E o que seria isso? Pergunta capciosa, o crítico agora se vê em maus lençóis. Podemos dizer que isso seja a potência com que as emoções e as forças do filme se apresentam; a maneira como, sem moralismos ou distanciamentos vulgares, o diretor se comprometeu com seu protagonista; como buscou, com todas as forças, retratá-lo a partir do que este personagem tinha de mais vulgar, de mais básico. Um filme punk, talvez. Mas um filme que deveras nos arrebata, porque sabe nos ferir com aquilo que ninguém pode negar - porque se propôs um retrato às vezes ridículo, às vezes inteiramente vulgar, da vida de Rodrigo. Mas, talvez, é o filme que melhor soube representar um tipo de protagonista contemporâneo que, ou não recebe atenção em grande parte dos filmes brasileiros, ou é colocado para debaixo do tapete como "efeito colateral" de uma determinada elite carioca.

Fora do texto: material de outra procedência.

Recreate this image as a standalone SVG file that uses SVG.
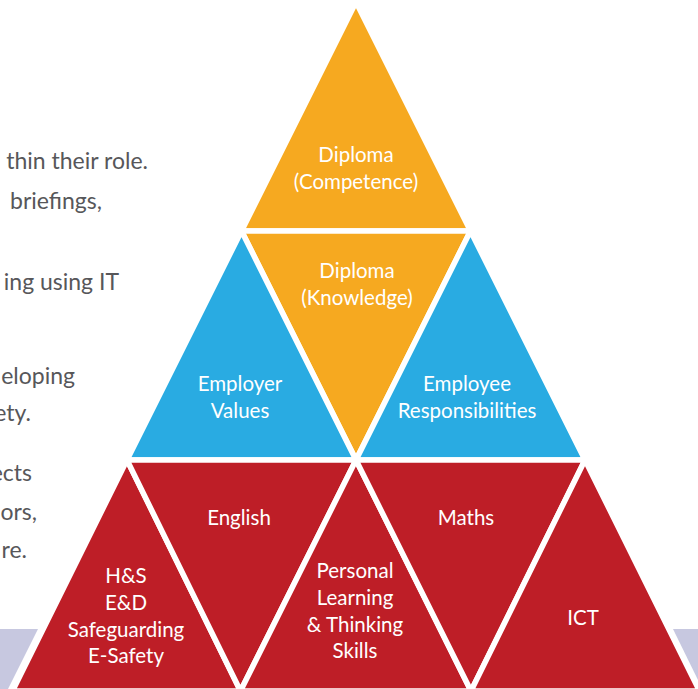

Quando Rodrigo encontra Mariana pela ultima vez o fatalismo se impõe. Cada qual vai para o seu lado, e ele carrega ainda uma possível dor. Sem afã ou grandes utopias, o medo é o quanto é procedente os barulhos dos punhos de Rodrigo na parede. É o que faz do filme de Salvá, também, um filme triste. Um retrato triste. Um amor triste. E de cá eu fico pensando: em Subúrbia, Luiz Fernando Carvalho retrata um amor feliz. Um amor religioso, mas apaixonante e feliz. E penso se não existe algo que correlacione Luiz Fernando Carvalho a Alberto Salvá: no esquema do sagrado e do profano, Luiz Fernando encontra em personagens sacros, como Conceição, a reconciliação com o mundo e, consequentemente, com o amor. Em um personagem profano, como Rodrigo, Salvá encontra o desespero, a dor, a marca, o soco, o bruto. Colocando na balança, por que diabos nos identificamos tão mais rapidamente com Rodrigo, e o que se torna de fato sagrado, para nós, neste Brasil já todo transformado e aos poucos se desnudando para nós mesmos?